João Paulo II, na sua exortação
apostólica Familiaris consortio de 1981, no seguimento do primeiro
Sínodo sobre a família (1980), excluía qualquer possibilidade de acesso à
comunhão dos divorciados recasados, a não ser que se comprometessem a
viver como irmão e irmã. Em certas dioceses existia uma pastoral desse
estilo. No entanto, em meados dos anos 70, na Bélgica, já tinha nascido
uma outra perspectiva pastoral. Em 1993, na Alemanha, alguns bispos
promoveram de forma pública, uma pastoral de abertura. Em 1994, a
Congregação para a Doutrina da Fé (GDF) interveio condenando essa
prática e não podendo, nesses casos, fazer apelo à consciência.
Mas os factos são o que são e, nos
Estados Unidos e na Europa, a proporção de divorciados em relação aos
casamentos atinge muitas vezes os 30 a 40%. Dessa situação surgem um
recasamento ou, pelo menos, a constituição de um novo casal.
O mal-estar cresce cada vez mais e as
tentativas pastorais que impõem uma vida de celibatários a estas
pessoas, por vezes muito jovens, torna-se ilógica e, para alguns,
escandalosa.
Neste momento, desenham-se três atitudes
típicas: uma apoia a abertura pastoral do Papa Francisco; outra
regressa à opinião de João Paulo II e, a mais radical, classificou este
Papa como herético e já identificou as suas numerosas heresias.
O livro de Ignace Berten documenta,
citando sempre as fontes, cada uma destas posições. Mas o que lhe
interessa é mostrar o que se joga, em cada uma delas, quanto ao
entendimento do que deve ser a pastoral da Igreja. Parte do Vaticano II e
da audácia do Papa João XXIII ao convocar um Concílio pastoral sem
cedências à oposição fictícia entre doutrinal e pastoral. Pobre doutrina
aquela que não serve a caminhada dos cristãos que vivem em tempos,
lugares e culturas diferentes, num mundo em mudança.
2. Como tinham sido muitas as tentativas
de neutralização do caminho aberto por esse Concílio, o Papa Francisco
resolveu escancarar portas e janelas. A Igreja não é para a Igreja, não
pode ser auto referente. Introduziu, por isso, a linguagem e a prática
de uma Igreja de saída para as periferias.
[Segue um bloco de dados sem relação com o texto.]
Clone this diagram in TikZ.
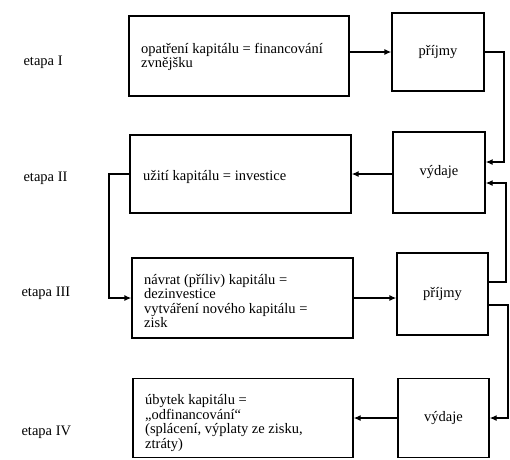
\documentclass[tikz,border=0pt]{standalone}
\usepackage{fontspec}
\setmainfont{Liberation Serif}
\usetikzlibrary{arrows.meta,calc}
\begin{document}
\begin{tikzpicture}[x=1pt,y=-1pt,
  txt/.style={font=\fontsize{14.5}{14.5}\selectfont},
  box/.style={draw,line width=1.3pt,rectangle,inner sep=0pt},
  smallbox/.style={box,txt,align=center},
  conn/.style={line width=1.3pt},
  arr/.style={conn,-{Latex[length=7pt,width=6pt]}},
  boxtext/.style={txt,anchor=west,align=left,inner sep=0pt},
  stage/.style={txt,anchor=west}]
\useasboundingbox (0,0) rectangle (510,459);
% stage labels
\node[stage] (e1) at (20,62) {etapa I};
\node[stage] (e2) at (20,178) {etapa II};
\node[stage] (e3) at (18,293) {etapa III};
\node[stage] (e4) at (18,432) {etapa IV};
% main boxes
\node[box,minimum width=220pt,minimum height=80pt] (b1) at (239,56) {};
\node[box,minimum width=221pt,minimum height=78pt] (b2) at (240.5,174) {};
\node[box,minimum width=221pt,minimum height=80pt] (b3) at (242.5,298) {};
\node[box,minimum width=220pt,minimum height=79pt] (b4) at (243,418) {};
% texts inside main boxes
\node[boxtext] (t1) at (141,57) {opatření kapitálu = financování\\zvnějšku};
\node[boxtext] (t2) at (143,177) {užití kapitálu = investice};
\node[boxtext] (t3) at (144,301) {návrat (příliv) kapitálu =\\dezinvestice\\vytváření nového kapitálu =\\zisk};
\node[boxtext] (t4) at (145,423) {úbytek kapitálu =\\„odfinancování“\\(splácení, výplaty ze zisku,\\ztráty)};
% side boxes
\node[smallbox,minimum width=92pt,minimum height=78pt] (p1) at (438,52) {příjmy};
\node[smallbox,minimum width=92pt,minimum height=81pt] (v1) at (439,172.5) {výdaje};
\node[smallbox,minimum width=91pt,minimum height=82pt] (p2) at (442.5,294) {příjmy};
\node[smallbox,minimum width=91pt,minimum height=79pt] (v2) at (443.5,418) {výdaje};
% helper coordinates
\coordinate (r1) at (504,0);
\coordinate (r2) at (506,0);
\coordinate (r3) at (508,0);
\coordinate (l1) at (109,0);
\coordinate (v1a) at ([yshift=10.5pt]v1.east);
\coordinate (v1b) at ([yshift=-10.5pt]v1.east);
\coordinate (p2a) at ([yshift=12pt]p2.east);
\coordinate (p2b) at ([yshift=-11pt]p2.east);
% connectors
\draw[arr] (b1.east |- p1.west) -- (p1.west);
\draw[arr] (p1.east) -| (r1 |- v1a) -- (v1a);
\draw[arr] (p2a) -| (r2 |- v1b) -- (v1b);
\draw[arr] (p2b) -| (r3 |- v2.east) -- (v2.east);
\draw[arr] (v1.west |- b2.east) -- (b2.east);
\draw[arr] (b2.west) -- (l1 |- b2.west) |- (b3.west);
\draw[arr] (b3.east) -- (b3.east -| p2.west);
\draw[arr] (v2.west) -- (v2.west -| b4.east);
\end{tikzpicture}
\end{document}
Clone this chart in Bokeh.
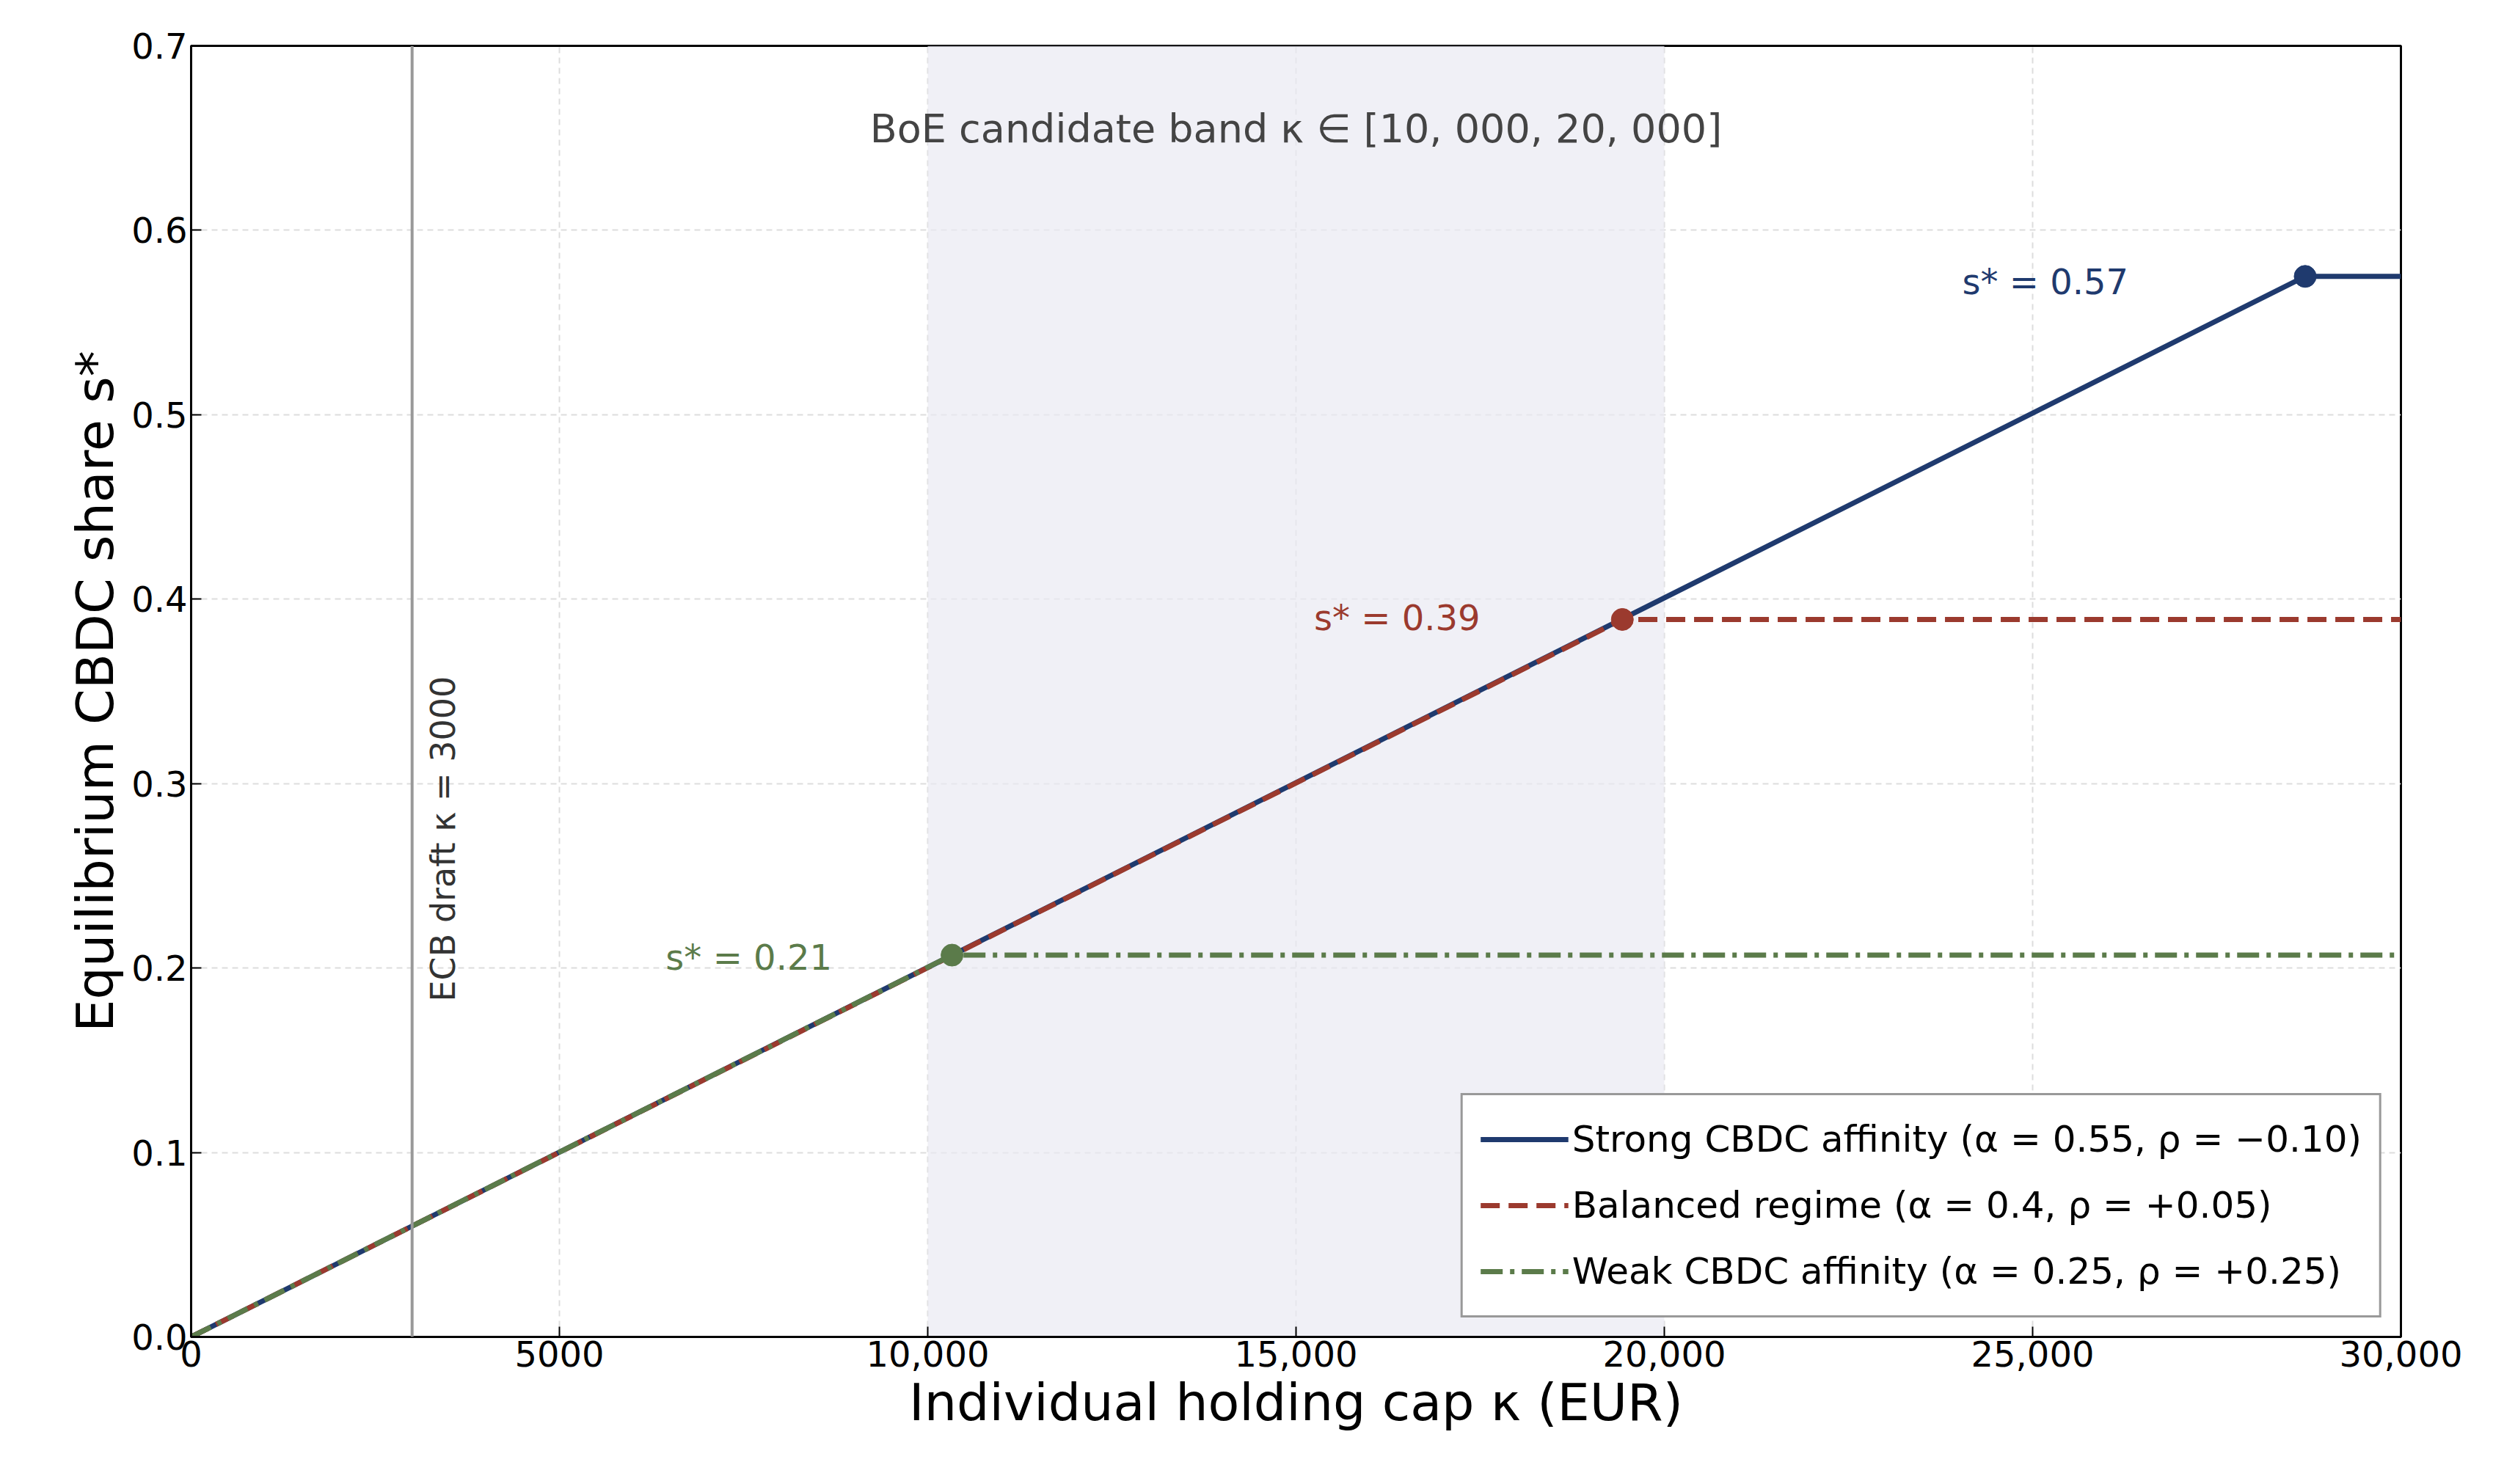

Deseja que os cardeais da
cúria, os bispos das dioceses, os párocos e os teólogos das
universidades abandonem a sua auto contemplação e passem a ser pastores,
a terem o cheiro das ovelhas, porque são estas as importantes. Os
cristãos são um reino de sacerdotes. Pertence-lhes a missão de oferecer a
sua vida para a alegria do mundo todo.
A desgraça deste Papa é não ser, apenas, palavras e bons conselhos. É o primeiro a viver e fazer aquilo que propõe aos outros.
É acusado de não repetir a doutrina de
João Paulo II, do cardeal Ratzinger e de Bento XVI, de não invocar a
infabilidade pontifícia e de ter um discurso terra a terra que todos
podem entender. De insistir mais na misericórdia de Deus do que no
pecado e na cruz e encontrar a alegria do Evangelho junto dos que
precisam de consolação e esperança. Para papa tem pouca altura doutrinal
e uma teologia mais preocupada com a pastoral do que o rigor
metafísico! Abrir ou fechar o futuro, eis a questão.
Como é possível, aliás, que um papa se
atreva a adoptar o caminho e o estilo de Jesus de Nazaré que não tem
medo de ser contagiado pelos doentes, pelos pobres, pelos casais em
situações irregulares, que não permite que os maridos façam
gato-sapatodas mulheres, que abre caminhos de esperança para o que
parece irremediável?
Um papa assim não tem muitas hipóteses
imediatas. João XXIII já foi há muito tempo e depois vieram os
doutrinadores que tinham sempre algo a condenar. Bergoglio só condena o
que estraga a vida às pessoas, sejam doutrinas, sistemas ou atitudes. A
sua ética é muito samaritana e o capítulo 25 de Mateus perturba-o
demais. Está sempre a passar para a outra margem.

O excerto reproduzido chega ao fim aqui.